DEAR MISS MANNERS - I have just received the happy news that my eldest daughter is to be married next year. In view of the facts that her mother and I are divorced, that I am remarried and the bride's mother is not, and that her mother and I are both wage earners, I would appreciate your advice on the following.
1. Should the cost of the wedding be shared by both parents? When I first considered this question, my reaction was that this was solely the obligation of the father. However, some similarly situated friends, both male and female, suggested that there should be an equal sharing of costs. Other friends said that, depending on the financial position of the parties, there should be a division of costs with the father paying more than 50 percent, and still others have suggested that if the mother is unwilling to bear any of the cost, her relatives should be excluded from the guest list unless she consents to pay the costs proportionate to their attendance.2. If, in your opinion, the mother should share the expenses of the wedding, what, if any, changes should there be in protocol; and, conversely, if the mother should not share the expenses, what changes in protocol would you suggest?
It goes without saying that the happiness of the bride is paramount, since this is (I hope) a once-in-a-lifetime experience.
But many of my friends have indicated that the expense-sharing concept is realistic and fair, since although the father is the titular payer when the parents are still married, the mother actually shares, since the money is derived from joint marital funds. This logic, to me, seems compelling.
GENTLE READER - Which would you prefer on this occasion, compelling logic or happiness-of-the-bride?
Assuming that you would choose the latter, Miss Manners will try to give you as much as possible of the former. Just don't push her too far. Etiquette says nothing about the vulgar idea of having the financial backing of the wedding reflected in what you call the protocol; it merely throws up its hands in horror. The answer to your second question is: Don't even think about it. The lady in question did not buy the position of mother of the bride, and it cannot be withdrawn from her for failure to pay wedding bills. Also, her relatives happen also to be the bride's relatives, every single one of them.

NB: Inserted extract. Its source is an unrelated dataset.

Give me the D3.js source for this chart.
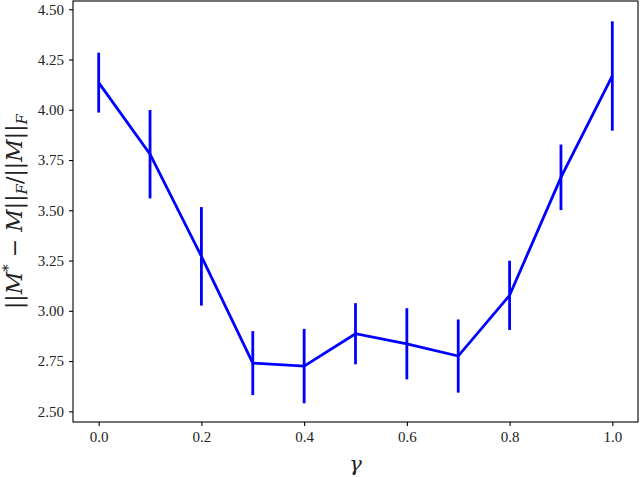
<!DOCTYPE html>
<html>
<head>
<meta charset="utf-8">
<script src="https://cdn.jsdelivr.net/npm/d3@7"></script>
<style>
  body { margin: 0; background: #fff; }
</style>
</head>
<body>
<div id="chart-area"></div>
<script>
// gamma values, mean error and error bar half-width
var gammas = [0.0, 0.1, 0.2, 0.3, 0.4, 0.5, 0.6, 0.7, 0.8, 0.9, 1.0];
var errMean = [4.135, 3.779, 3.271, 2.740, 2.725, 2.886, 2.836, 2.775, 3.077, 3.664, 4.168];
var errStd = [0.149, 0.220, 0.245, 0.159, 0.185, 0.152, 0.177, 0.182, 0.172, 0.163, 0.272];
var xTicks = [0.0, 0.2, 0.4, 0.6, 0.8, 1.0];
var yTicks = [2.50, 2.75, 3.00, 3.25, 3.50, 3.75, 4.00, 4.25, 4.50];

var serif = 'DejaVu Serif';

var margin = { top: 1, right: 2, bottom: 55, left: 73 };
var width = 640 - margin.left - margin.right;
var height = 477 - margin.top - margin.bottom;

var svg = d3.select('#chart-area')
    .append('svg')
    .attr('width', 640)
    .attr('height', 477);

var graph = svg.append('g')
    .attr('transform', 'translate(' + margin.left + ',' + margin.top + ')');

var x = d3.scaleLinear()
    .domain([-0.05, 1.05])
    .range([0, width]);

var y = d3.scaleLinear()
    .domain([2.447, 4.541])
    .range([height, 0]);

var xAxis = d3.axisBottom(x)
    .tickValues(xTicks)
    .tickFormat(d3.format('.1f'))
    .tickSizeOuter(0)
    .tickSize(4)
    .tickPadding(5);
var gx = graph.append('g')
    .attr('class', 'x-axis')
    .attr('transform', 'translate(0,' + height + ')')
    .call(xAxis);

var yAxis = d3.axisLeft(y)
    .tickValues(yTicks)
    .tickFormat(d3.format('.2f'))
    .tickSizeOuter(0)
    .tickSize(4)
    .tickPadding(5);
var gy = graph.append('g')
    .attr('class', 'y-axis')
    .call(yAxis);

[gx, gy].forEach(function (g) {
    g.attr('font-family', 'Liberation Serif').attr('font-size', 15);
    g.select('.domain').remove();
    g.selectAll('line').attr('stroke', '#000').attr('stroke-width', 1.1);
    g.selectAll('text').attr('fill', '#222');
});

// frame
graph.append('rect')
    .attr('x', 0)
    .attr('y', 0)
    .attr('width', width)
    .attr('height', height)
    .attr('fill', 'none')
    .attr('stroke', '#000')
    .attr('stroke-width', 1.1);

var data = gammas.map(function (g, i) {
    return { g: g, m: errMean[i], s: errStd[i] };
});

var line = d3.line()
    .x(function (d) { return x(d.g); })
    .y(function (d) { return y(d.m); });

graph.append('path')
    .datum(data)
    .attr('d', line)
    .attr('fill', 'none')
    .attr('stroke', '#0000ff')
    .attr('stroke-width', 2.8);

graph.selectAll('.err')
    .data(data)
    .enter()
    .append('line')
    .attr('class', 'err')
    .attr('x1', function (d) { return x(d.g); })
    .attr('x2', function (d) { return x(d.g); })
    .attr('y1', function (d) { return y(d.m - d.s); })
    .attr('y2', function (d) { return y(d.m + d.s); })
    .attr('stroke', '#0000ff')
    .attr('stroke-width', 2.8);

// x label
svg.append('text')
    .attr('x', margin.left + width / 2)
    .attr('y', 471)
    .attr('text-anchor', 'middle')
    .attr('font-family', serif)
    .attr('font-size', '21px')
    .attr('font-style', 'italic')
    .attr('fill', '#222')
    .text('γ');

// y label: ||M* − M||_F / ||M||_F
var yl = svg.append('text')
    .attr('transform', 'translate(22,' + (margin.top + height / 2) + ') rotate(-90)')
    .attr('text-anchor', 'middle')
    .attr('font-family', serif)
    .attr('font-size', '22px')
    .attr('fill', '#222');
yl.append('tspan').text('||');
yl.append('tspan').attr('font-style', 'italic').text('M');
yl.append('tspan').attr('font-size', '15px').attr('dy', -9).text('*');
yl.append('tspan').attr('dy', 9).text(' − ');
yl.append('tspan').attr('font-style', 'italic').text('M');
yl.append('tspan').text('||');
yl.append('tspan').attr('font-size', '15px').attr('font-style', 'italic').attr('dy', 5).text('F');
yl.append('tspan').attr('dy', -5).text('/||');
yl.append('tspan').attr('font-style', 'italic').text('M');
yl.append('tspan').text('||');
yl.append('tspan').attr('font-size', '15px').attr('font-style', 'italic').attr('dy', 5).text('F');
</script>
</body>
</html>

As a matter of fact, etiquette, which messes around less in the family budget than people seem to imagine, never decreed that wedding bills were paid by the father of the bride. Who signed the checks, whether there was a joint account, and who brought what money to the parents' marriage were matters about which etiquette minded its own business. It merely said that the parents usually (but not always) "gave" the wedding.
In the sweet old days that you imagine, the mother of the bride (who may have been an heiress - did you think of that?) did most of the "giving" because she did the planning. The bride, by standing at her side moaning, "Oh, Mother," did her best to influence decisions, but the mother was nominally in charge.
Now the balance of decision-making has been allowed to shift to the bridal couple, even under the best of circumstances. When the parents are divorced, they should try as well as they can to make group decisions that will not unduly burden or displease anyone.
A family session in which you all discuss the size and style of the wedding would not be an inappropriate place for you to announce that you would like to help realize the plans and to ask your former wife tactfully what she would like to do.
Should she not be willing to contribute, you cannot threaten to exclude her in any way, but you can - unless you magnanimously want to ignore the difference that her refusal will make to you - enlist her and your daughter's help in figuring out how to scale down the wedding accordingly.